[Start of Records for this task]

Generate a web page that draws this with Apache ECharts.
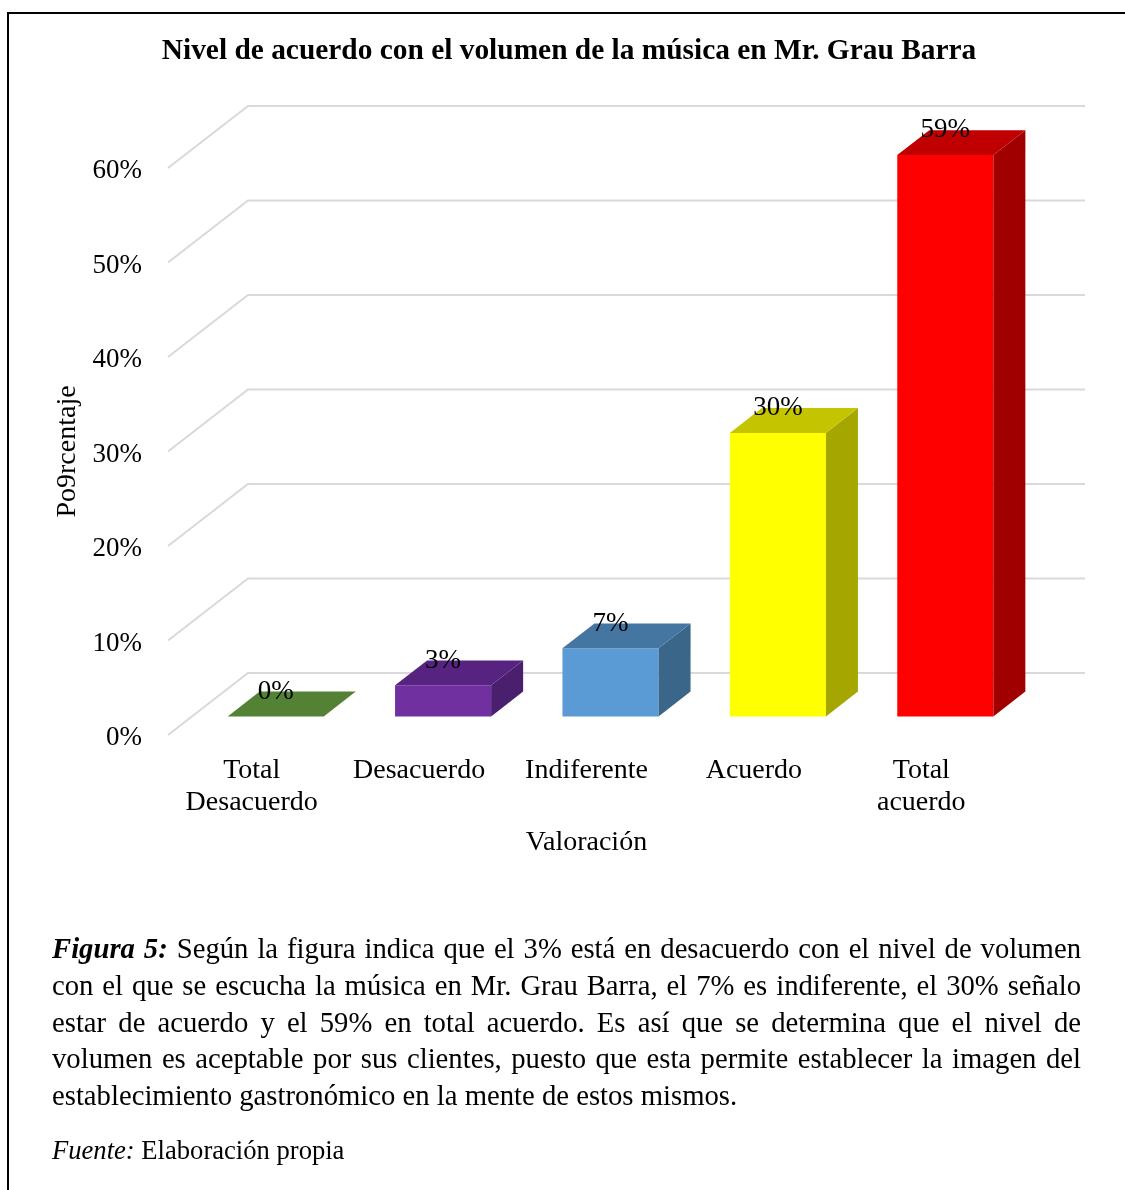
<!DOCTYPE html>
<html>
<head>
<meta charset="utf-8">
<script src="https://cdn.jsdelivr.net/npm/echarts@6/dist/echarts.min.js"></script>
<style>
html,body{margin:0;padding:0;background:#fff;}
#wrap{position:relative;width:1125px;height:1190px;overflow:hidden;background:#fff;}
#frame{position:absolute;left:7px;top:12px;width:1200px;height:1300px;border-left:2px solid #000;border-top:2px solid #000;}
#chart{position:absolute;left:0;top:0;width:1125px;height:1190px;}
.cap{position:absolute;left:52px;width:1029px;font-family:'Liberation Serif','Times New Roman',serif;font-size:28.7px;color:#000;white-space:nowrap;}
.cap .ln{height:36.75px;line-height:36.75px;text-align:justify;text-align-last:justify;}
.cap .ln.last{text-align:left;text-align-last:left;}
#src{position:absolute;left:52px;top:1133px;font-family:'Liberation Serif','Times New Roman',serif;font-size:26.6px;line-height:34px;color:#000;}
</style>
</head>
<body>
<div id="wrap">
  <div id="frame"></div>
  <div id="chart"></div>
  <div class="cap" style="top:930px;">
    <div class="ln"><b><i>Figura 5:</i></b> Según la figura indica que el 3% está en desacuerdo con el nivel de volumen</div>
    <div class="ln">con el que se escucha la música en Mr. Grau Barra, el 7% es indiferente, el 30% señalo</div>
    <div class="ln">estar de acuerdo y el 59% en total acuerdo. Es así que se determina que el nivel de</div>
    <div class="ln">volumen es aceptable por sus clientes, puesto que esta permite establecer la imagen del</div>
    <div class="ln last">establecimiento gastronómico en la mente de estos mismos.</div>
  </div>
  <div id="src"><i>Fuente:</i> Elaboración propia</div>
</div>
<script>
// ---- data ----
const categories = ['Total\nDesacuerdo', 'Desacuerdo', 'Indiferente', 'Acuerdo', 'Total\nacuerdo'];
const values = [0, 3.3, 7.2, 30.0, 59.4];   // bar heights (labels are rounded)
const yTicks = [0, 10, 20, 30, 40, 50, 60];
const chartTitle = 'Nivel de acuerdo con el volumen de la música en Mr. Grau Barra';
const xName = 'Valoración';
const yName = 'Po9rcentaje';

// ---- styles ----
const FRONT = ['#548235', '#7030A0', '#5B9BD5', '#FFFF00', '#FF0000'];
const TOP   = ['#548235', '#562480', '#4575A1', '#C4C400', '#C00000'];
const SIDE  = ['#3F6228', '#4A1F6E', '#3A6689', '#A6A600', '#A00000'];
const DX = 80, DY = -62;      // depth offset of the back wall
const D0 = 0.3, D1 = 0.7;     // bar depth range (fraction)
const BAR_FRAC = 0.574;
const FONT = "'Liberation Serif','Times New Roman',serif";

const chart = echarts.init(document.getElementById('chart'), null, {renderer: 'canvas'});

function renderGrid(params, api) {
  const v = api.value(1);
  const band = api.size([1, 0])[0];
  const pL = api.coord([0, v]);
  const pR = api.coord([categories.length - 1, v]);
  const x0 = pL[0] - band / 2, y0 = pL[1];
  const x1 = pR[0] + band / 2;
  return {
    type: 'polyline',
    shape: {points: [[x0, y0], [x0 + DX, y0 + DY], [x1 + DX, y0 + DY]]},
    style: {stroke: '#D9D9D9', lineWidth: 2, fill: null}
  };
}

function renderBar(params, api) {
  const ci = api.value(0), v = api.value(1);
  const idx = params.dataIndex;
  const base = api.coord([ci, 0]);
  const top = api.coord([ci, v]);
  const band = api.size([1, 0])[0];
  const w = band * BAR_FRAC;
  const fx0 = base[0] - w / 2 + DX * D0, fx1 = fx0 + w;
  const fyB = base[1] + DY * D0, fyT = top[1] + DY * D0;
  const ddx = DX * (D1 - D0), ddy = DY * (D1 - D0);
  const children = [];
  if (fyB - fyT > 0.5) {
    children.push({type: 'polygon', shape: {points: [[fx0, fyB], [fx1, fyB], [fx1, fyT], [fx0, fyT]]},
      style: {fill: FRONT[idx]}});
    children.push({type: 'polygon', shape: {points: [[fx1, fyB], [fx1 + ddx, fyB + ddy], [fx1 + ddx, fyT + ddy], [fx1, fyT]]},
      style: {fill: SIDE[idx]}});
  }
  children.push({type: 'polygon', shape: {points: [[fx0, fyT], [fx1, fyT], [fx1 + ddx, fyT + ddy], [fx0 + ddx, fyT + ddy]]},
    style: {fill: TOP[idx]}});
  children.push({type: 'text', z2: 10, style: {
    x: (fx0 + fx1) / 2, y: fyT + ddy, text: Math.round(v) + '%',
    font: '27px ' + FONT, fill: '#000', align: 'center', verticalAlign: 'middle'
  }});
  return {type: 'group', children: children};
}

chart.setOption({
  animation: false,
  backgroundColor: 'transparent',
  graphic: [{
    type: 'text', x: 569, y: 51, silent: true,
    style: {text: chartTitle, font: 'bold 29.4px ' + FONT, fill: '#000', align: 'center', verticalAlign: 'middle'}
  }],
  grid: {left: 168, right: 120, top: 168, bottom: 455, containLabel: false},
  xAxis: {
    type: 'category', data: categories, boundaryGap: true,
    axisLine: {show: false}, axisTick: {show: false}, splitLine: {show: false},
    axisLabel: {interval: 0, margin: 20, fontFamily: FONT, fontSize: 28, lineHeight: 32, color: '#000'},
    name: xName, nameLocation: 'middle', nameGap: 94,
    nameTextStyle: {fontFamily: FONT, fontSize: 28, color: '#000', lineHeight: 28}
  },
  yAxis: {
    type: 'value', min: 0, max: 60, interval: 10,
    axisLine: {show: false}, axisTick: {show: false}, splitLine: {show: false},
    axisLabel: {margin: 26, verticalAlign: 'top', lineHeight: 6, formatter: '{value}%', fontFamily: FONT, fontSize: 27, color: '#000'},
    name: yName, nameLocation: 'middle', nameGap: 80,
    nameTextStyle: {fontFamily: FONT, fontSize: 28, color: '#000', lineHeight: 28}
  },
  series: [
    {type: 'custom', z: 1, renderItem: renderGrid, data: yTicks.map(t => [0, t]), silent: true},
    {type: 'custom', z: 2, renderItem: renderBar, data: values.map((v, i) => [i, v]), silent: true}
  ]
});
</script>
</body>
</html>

[End of Records for this task]
[Start of Records for this task]

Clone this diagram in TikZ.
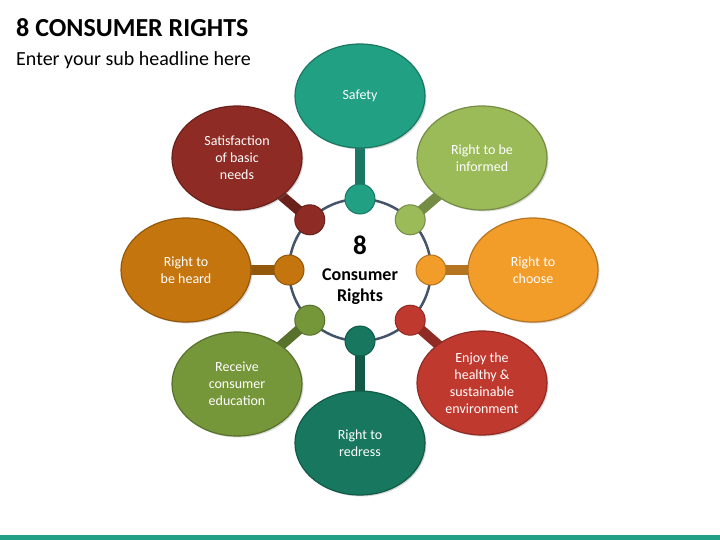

[End of Records for this task]

# What to produce
Pictures do not belong in the copy. Reproduce exactly the lines from the one with "Generate a web" to the one with "const yName = 'Po9rcentaje';", both lines included.

# Response below
Generate a web page that draws this with Apache ECharts.
<!DOCTYPE html>
<html>
<head>
<meta charset="utf-8">
<script src="https://cdn.jsdelivr.net/npm/echarts@6/dist/echarts.min.js"></script>
<style>
html,body{margin:0;padding:0;background:#fff;}
#wrap{position:relative;width:1125px;height:1190px;overflow:hidden;background:#fff;}
#frame{position:absolute;left:7px;top:12px;width:1200px;height:1300px;border-left:2px solid #000;border-top:2px solid #000;}
#chart{position:absolute;left:0;top:0;width:1125px;height:1190px;}
.cap{position:absolute;left:52px;width:1029px;font-family:'Liberation Serif','Times New Roman',serif;font-size:28.7px;color:#000;white-space:nowrap;}
.cap .ln{height:36.75px;line-height:36.75px;text-align:justify;text-align-last:justify;}
.cap .ln.last{text-align:left;text-align-last:left;}
#src{position:absolute;left:52px;top:1133px;font-family:'Liberation Serif','Times New Roman',serif;font-size:26.6px;line-height:34px;color:#000;}
</style>
</head>
<body>
<div id="wrap">
  <div id="frame"></div>
  <div id="chart"></div>
  <div class="cap" style="top:930px;">
    <div class="ln"><b><i>Figura 5:</i></b> Según la figura indica que el 3% está en desacuerdo con el nivel de volumen</div>
    <div class="ln">con el que se escucha la música en Mr. Grau Barra, el 7% es indiferente, el 30% señalo</div>
    <div class="ln">estar de acuerdo y el 59% en total acuerdo. Es así que se determina que el nivel de</div>
    <div class="ln">volumen es aceptable por sus clientes, puesto que esta permite establecer la imagen del</div>
    <div class="ln last">establecimiento gastronómico en la mente de estos mismos.</div>
  </div>
  <div id="src"><i>Fuente:</i> Elaboración propia</div>
</div>
<script>
// ---- data ----
const categories = ['Total\nDesacuerdo', 'Desacuerdo', 'Indiferente', 'Acuerdo', 'Total\nacuerdo'];
const values = [0, 3.3, 7.2, 30.0, 59.4];   // bar heights (labels are rounded)
const yTicks = [0, 10, 20, 30, 40, 50, 60];
const chartTitle = 'Nivel de acuerdo con el volumen de la música en Mr. Grau Barra';
const xName = 'Valoración';
const yName = 'Po9rcentaje';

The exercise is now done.